Oh, or you could figure out that you can fast forward by holding down the right mouse button. Was it weeks of playing this before I discovered that shortcut? Months? I don't know, but I definitely spent many, many, many hours of my childhood playing this on slow mode before discovering this transformative feature.
And it's not all waiting for your actions to complete. There are plenty of external plots that appear. Big ol' cutscenes about how people are sad and want a festival, or you caught an enemy spy, diplomats (requesting money), and saboteurs. Less frequently, though, larger quests appear: a fullscreen animated video will appear and you'll learn of the potential to send an exploratory mission to Africa, or asked to help with a tree blight. Your options will cost money, or soldiers, or other resources, and may ultimately pay off well.
There's a fairly rich set of actions you can take. Harvest, attack, recruit, build several siege engines, sabotage, trading, diplomacy, and so on.
Combat
You're capturing (and defending) territories, so there's a battle mode wherein you can choose strategy and watch your soldiers kill/die. The strategies are just for each infantry type, you can tell them stand, melee destroy, or retreat. I never understood the strategy. I just always typed in "bamim" -- "Begin, Archers Malee, Infranty Malee". (And if I had knights, they'd also melee.) The attacker has an advantage (defender has their soldier count halved), so go out and conquer!
Oh, hey, I just looked at the manual and you can target individual enemy units! Also, I had forgotten that during defending, you get to pick the combat location. I'd always place the enemy in a marsh with me on solid ground, if possible. Then we could shoot them down while they're bogged down.
Note: Do not attack the Pope. He has a few territories, and if you attack one, relations with him will plummet, eventually leading to excommunication, dropping your realm happiness to the floor.
So where do I buy the CD-ROM?
idk, ebay?
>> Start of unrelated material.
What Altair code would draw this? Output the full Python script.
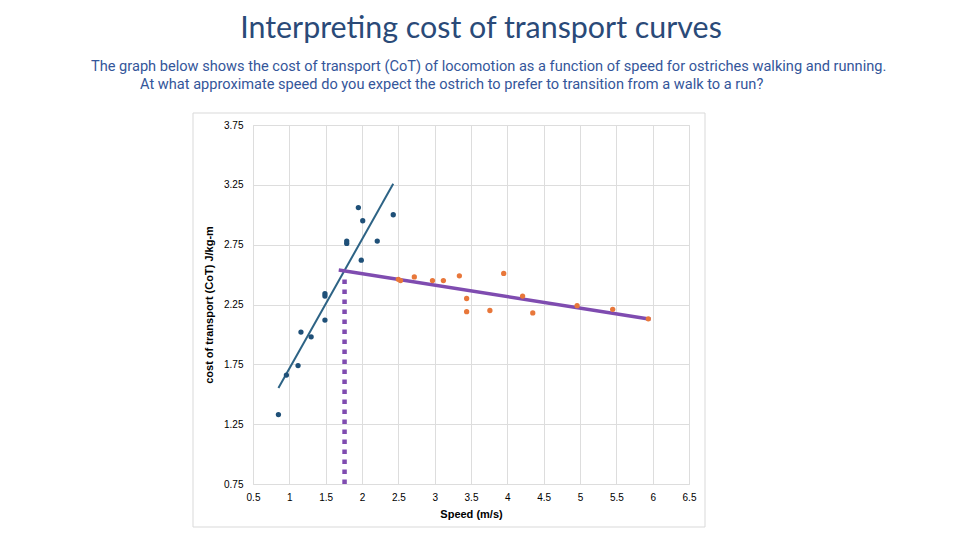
import altair as alt
import pandas as pd

# Walking trials (blue) and running trials (orange): speed in m/s, CoT in J/kg-m
walk_speed = [0.85, 0.96, 1.12, 1.16, 1.30, 1.49, 1.49, 1.49, 1.79, 1.79, 1.95, 1.99, 2.01, 2.21, 2.43]
walk_cot = [1.33, 1.66, 1.74, 2.02, 1.98, 2.12, 2.32, 2.34, 2.76, 2.78, 3.06, 2.62, 2.95, 2.78, 3.00]

run_speed = [2.50, 2.53, 2.72, 2.97, 3.12, 3.34, 3.44, 3.44, 3.76, 3.95, 4.21, 4.35, 4.96, 5.45, 5.94]
run_cot = [2.46, 2.45, 2.48, 2.45, 2.45, 2.49, 2.30, 2.19, 2.20, 2.51, 2.32, 2.18, 2.24, 2.21, 2.13]

# Range each trend line is drawn over
walk_fit_extent = [0.85, 2.43]
run_fit_extent = [1.68, 5.97]

# Dotted marker for the walk-run transition speed
transition_speed = 1.76
transition_top = 2.47

x_ticks = [0.5, 1.0, 1.5, 2.0, 2.5, 3.0, 3.5, 4.0, 4.5, 5.0, 5.5, 6.0, 6.5]
y_ticks = [0.75, 1.25, 1.75, 2.25, 2.75, 3.25, 3.75]

title_text = "Interpreting cost of transport curves"
subtitle_1 = ("The graph below shows the cost of transport (CoT) of locomotion as a function "
              "of speed for ostriches walking and running.")
subtitle_2 = "At what approximate speed do you expect the ostrich to prefer to transition from a walk to a run?"

walk = pd.DataFrame({"speed": walk_speed, "cot": walk_cot})
run = pd.DataFrame({"speed": run_speed, "cot": run_cot})
transition = pd.DataFrame({"speed": [transition_speed], "lo": [y_ticks[0]], "hi": [transition_top]})

W, H = 436, 359
BLUE = "#1f5078"
LINE_BLUE = "#2d6385"
ORANGE = "#e8773a"
PURPLE = "#7f4cb0"
GREY = "#595959"

x_enc = alt.X(
    "speed:Q",
    scale=alt.Scale(domain=[0.5, 6.5], nice=False, zero=False),
    axis=alt.Axis(
        values=x_ticks, labelExpr="format(datum.value, '~g')", title="Speed (m/s)",
        grid=True, domain=False, ticks=False, labelPadding=8, titlePadding=6,
        labelOverlap=False, labelFlush=False, labelBound=False,
    ),
)
y_enc = alt.Y(
    "cot:Q",
    scale=alt.Scale(domain=[0.75, 3.75], nice=False, zero=False),
    axis=alt.Axis(
        values=y_ticks, format=".2f", title="cost of transport (CoT) J/kg-m", grid=True,
        domain=False, ticks=False, labelPadding=10, titlePadding=9, labelOverlap=False,
        labelFlush=False,
    ),
)

# Outer chart border (no fill so axes and grid stay visible)
frame = alt.Chart(pd.DataFrame({"k": [0]})).mark_rect(
    fill="transparent", stroke="#d9d9d9", strokeWidth=1
).encode(x=alt.value(-60), x2=alt.value(452), y=alt.value(-12), y2=alt.value(402))

walk_pts = alt.Chart(walk).mark_circle(size=28, opacity=1, color=BLUE).encode(x=x_enc, y=y_enc)
run_pts = alt.Chart(run).mark_circle(size=28, opacity=1, color=ORANGE).encode(x=x_enc, y=y_enc)

walk_fit = alt.Chart(walk).transform_regression(
    "speed", "cot", extent=walk_fit_extent
).mark_line(color=LINE_BLUE, strokeWidth=2).encode(x=x_enc, y=y_enc)

run_fit = alt.Chart(run).transform_regression(
    "speed", "cot", extent=run_fit_extent
).mark_line(color=PURPLE, strokeWidth=3.5).encode(x=x_enc, y=y_enc)

trans_rule = alt.Chart(transition).mark_rule(
    color=PURPLE, strokeWidth=4.5, strokeDash=[4.5, 5.5], strokeCap="butt"
).encode(x=x_enc, y=alt.Y("lo:Q", scale=alt.Scale(domain=[0.75, 3.75], nice=False, zero=False)), y2="hi:Q")


def label(text, x, y, size, color, font, align="left", weight="normal"):
    return alt.Chart(pd.DataFrame({"t": [text]})).mark_text(
        align=align, baseline="alphabetic", fontSize=size, color=color, font=font,
        fontWeight=weight,
    ).encode(text="t:N", x=alt.value(x), y=alt.value(y))


title = label(title_text, 228, -87, 30.4, "#2a4a78", "Lato", align="center")
sub1 = label(subtitle_1, -162, -54, 14.6, "#34569a", "Roboto")
sub2 = label(subtitle_2, -113, -36, 14.6, "#34569a", "Roboto")

chart = alt.layer(
    walk_fit, run_fit, trans_rule, walk_pts, run_pts, frame, title, sub1, sub2
).properties(
    width=W, height=H,
    autosize=alt.AutoSizeParams(type="none"),
    padding={"left": 253, "top": 125, "right": 271, "bottom": 56},
).configure_view(stroke=None).configure_axis(
    gridColor="#d9d9d9", gridWidth=1, labelColor=GREY, labelFont="Inter", labelFontSize=9,
    titleColor=GREY, titleFont="Inter", titleFontSize=10, titleFontWeight="bold",
    labelOverlap=False,
).configure(background="white")

chart.save("out.html", embed_options={"renderer": "svg", "actions": False})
It's the future, ya'll: you can play it online at the DOS Games archive or on playclassic.games (though it's a little clunky). It was in native DOS as well. There appears to be a Steam version, which is perhaps more polished.
(oof: I just discovered that on playclassic.games they ask you random questions from the manual to prevent piracy and ensure you're learning.)
Anyway, I just got my butt kicked by Aragon and Valois, so I've decided I don't like this game after all. This is a stupid game.